Check the condition number of \(A_c\).

np.linalg.cond(Ac)
24782.3310425676

Blur the image \(X\) vertically.

plt.imshow(Ac @ X,cmap='binary')
plt.show()
../../_images/a_tour_of_python_packages_for_scientific_computing_37_0.png

Do the same but in the horizontal direction.

r = np.zeros(N)
s = 20
r[:s] = (s - np.arange(0,s))/(3*s)
Ar = la.toeplitz(r)

plt.imshow(X @ Ar.T,cmap='binary')
plt.show()
../../_images/a_tour_of_python_packages_for_scientific_computing_39_0.png

Combine both vertical and horizontal blurring.

plt.imshow(Ac @ X @ Ar.T,cmap='binary')
plt.show()
../../_images/a_tour_of_python_packages_for_scientific_computing_41_0.png

Inverting the noise

Let \(E\) represent some noise in the recording of the blurred image

\[ A_c X A_r^T = B + E \]

How do we find \(X\)? Let’s do an example with a real picture.

kitten = plt.imread('data/kitten.jpg').astype(np.float64)

kitten[:3,:3]
array([[150., 153., 158.],
       [150., 153., 158.],
       [149., 153., 157.]])
kitten.shape
(256, 256)
plt.imshow(kitten,cmap='gray')
plt.show()
../../_images/a_tour_of_python_packages_for_scientific_computing_46_0.png

Add noise to the image.

noise = 0.01*np.random.randn(256,256)
B_E = Ac @ kitten @ Ar.T + noise

plt.imshow(B_E,cmap='gray')
plt.show()
../../_images/a_tour_of_python_packages_for_scientific_computing_48_0.png

Compute the solution directly

\[ X = A_c^{-1} (B + E) ( A_r^T )^{-1} \]
X1 = la.solve(Ac,B_E)
X2 = la.solve(Ar,X1.T)
X2 = X2.T

plt.imshow(X2,cmap='gray')
plt.show()
../../_images/a_tour_of_python_packages_for_scientific_computing_50_0.png

What happened? We computed

\[ X = A_c^{-1} B ( A_r^T )^{-1} + A_c^{-1} E ( A_r^T )^{-1} \]

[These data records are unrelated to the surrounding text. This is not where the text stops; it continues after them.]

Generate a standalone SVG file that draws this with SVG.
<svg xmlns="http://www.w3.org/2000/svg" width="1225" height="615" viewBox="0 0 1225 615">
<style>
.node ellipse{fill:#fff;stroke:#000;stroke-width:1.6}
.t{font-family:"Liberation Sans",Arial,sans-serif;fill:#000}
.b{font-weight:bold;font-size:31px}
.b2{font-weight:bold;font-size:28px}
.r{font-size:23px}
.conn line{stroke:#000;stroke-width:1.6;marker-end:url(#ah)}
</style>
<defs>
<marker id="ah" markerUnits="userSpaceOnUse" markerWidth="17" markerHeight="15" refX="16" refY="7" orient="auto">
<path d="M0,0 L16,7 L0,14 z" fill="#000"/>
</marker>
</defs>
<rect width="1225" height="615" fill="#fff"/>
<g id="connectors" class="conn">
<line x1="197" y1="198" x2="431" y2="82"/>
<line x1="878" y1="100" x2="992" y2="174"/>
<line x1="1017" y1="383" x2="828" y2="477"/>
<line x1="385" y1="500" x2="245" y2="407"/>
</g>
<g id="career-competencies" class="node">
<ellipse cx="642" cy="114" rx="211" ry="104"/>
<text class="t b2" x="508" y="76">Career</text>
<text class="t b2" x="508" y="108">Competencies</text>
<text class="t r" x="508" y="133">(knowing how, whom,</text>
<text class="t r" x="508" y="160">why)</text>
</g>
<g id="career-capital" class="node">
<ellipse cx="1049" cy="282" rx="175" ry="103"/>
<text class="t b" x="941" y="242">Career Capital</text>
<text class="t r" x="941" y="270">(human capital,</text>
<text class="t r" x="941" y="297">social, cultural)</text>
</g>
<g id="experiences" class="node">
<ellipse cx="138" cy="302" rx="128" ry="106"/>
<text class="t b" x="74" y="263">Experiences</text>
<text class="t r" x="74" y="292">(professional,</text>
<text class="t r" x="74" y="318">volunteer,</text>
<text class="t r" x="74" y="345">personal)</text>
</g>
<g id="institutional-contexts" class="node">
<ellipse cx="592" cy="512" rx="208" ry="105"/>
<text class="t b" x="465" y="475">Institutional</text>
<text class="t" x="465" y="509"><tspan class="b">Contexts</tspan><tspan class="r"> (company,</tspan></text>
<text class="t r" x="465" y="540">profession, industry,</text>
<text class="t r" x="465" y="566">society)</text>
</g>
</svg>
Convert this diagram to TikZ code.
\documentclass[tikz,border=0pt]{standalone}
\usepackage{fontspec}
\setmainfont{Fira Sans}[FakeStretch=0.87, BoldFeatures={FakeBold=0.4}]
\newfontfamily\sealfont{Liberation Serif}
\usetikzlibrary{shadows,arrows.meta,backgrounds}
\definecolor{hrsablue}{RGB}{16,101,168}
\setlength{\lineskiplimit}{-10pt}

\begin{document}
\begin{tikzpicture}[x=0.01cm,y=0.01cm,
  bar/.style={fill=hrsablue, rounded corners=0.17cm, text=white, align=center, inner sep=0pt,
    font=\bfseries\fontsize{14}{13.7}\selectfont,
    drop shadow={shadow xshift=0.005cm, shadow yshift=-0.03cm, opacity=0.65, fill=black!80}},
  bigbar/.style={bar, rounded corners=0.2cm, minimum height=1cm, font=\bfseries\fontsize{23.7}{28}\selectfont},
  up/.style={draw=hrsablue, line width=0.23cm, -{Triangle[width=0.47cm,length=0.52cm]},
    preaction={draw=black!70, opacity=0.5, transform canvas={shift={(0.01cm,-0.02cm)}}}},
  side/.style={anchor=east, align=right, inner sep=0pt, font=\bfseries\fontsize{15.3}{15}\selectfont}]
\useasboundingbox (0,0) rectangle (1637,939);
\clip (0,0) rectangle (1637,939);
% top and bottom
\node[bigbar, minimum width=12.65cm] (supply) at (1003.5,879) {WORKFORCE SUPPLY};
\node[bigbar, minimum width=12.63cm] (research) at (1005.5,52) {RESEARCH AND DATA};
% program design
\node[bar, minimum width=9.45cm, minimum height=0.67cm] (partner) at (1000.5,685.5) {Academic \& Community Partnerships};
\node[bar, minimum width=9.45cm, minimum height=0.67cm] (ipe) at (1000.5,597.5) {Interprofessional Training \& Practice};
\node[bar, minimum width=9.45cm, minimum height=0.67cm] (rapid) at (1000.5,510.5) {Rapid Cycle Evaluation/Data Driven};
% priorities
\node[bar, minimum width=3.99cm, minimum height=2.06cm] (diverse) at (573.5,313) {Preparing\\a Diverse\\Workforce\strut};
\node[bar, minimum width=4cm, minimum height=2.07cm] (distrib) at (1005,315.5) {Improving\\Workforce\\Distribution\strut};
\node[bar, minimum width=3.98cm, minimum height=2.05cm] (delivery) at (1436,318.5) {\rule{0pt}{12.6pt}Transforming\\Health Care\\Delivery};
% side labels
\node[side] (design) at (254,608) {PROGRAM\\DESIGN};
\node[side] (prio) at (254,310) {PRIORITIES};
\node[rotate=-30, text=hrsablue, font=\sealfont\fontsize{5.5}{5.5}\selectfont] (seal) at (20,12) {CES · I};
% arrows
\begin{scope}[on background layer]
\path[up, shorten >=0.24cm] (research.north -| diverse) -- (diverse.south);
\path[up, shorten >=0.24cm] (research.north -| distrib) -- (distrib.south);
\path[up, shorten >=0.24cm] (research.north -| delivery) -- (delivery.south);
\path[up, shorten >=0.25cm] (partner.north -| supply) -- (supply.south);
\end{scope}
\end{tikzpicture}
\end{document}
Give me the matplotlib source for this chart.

and the result is dominated by the inverted noise \(A_c^{-1} E ( A_r^T )^{-1}\).

Truncated SVD

We need to avoid inverting the noise therefore we compute using the truncated pseudoinverse

\[ X = (A_c)_k^+ (B + E) (A_r^T)_k^+ \]
Pc,Sc,QTc = la.svd(Ac)
Pr,Sr,QTr = la.svd(Ar)

plt.figure(figsize=(12,4))
plt.subplot(1,2,1)
plt.plot(Sc)
plt.grid(True)
plt.title('Singular Values of $A_c$')

plt.subplot(1,2,2)
plt.plot(Sr)
plt.grid(True)
plt.title('Singular Values of $A_r$')
plt.show()
../../_images/a_tour_of_python_packages_for_scientific_computing_53_0.png

Compute the truncated pseudoinverse by cutting off small singular values.

k = 200
Ac_k_plus = QTc[:k,:].T @ np.diag(1/Sc[:k]) @ Pc[:,:k].T
Ar_k_plus = QTr[:k,:].T @ np.diag(1/Sr[:k]) @ Pr[:,:k].T
X = Ac_k_plus @ B_E @ Ar_k_plus
plt.imshow(X,cmap='gray')
plt.show()
../../_images/a_tour_of_python_packages_for_scientific_computing_55_0.png

We rescued the kitten!

Computed Tomography

The following example is a tomographic X-ray data of a walnut. The dataset was prepared by the Finnish Inverse Problems Society. Import the MATLAB data file with scipy.io.loadmat.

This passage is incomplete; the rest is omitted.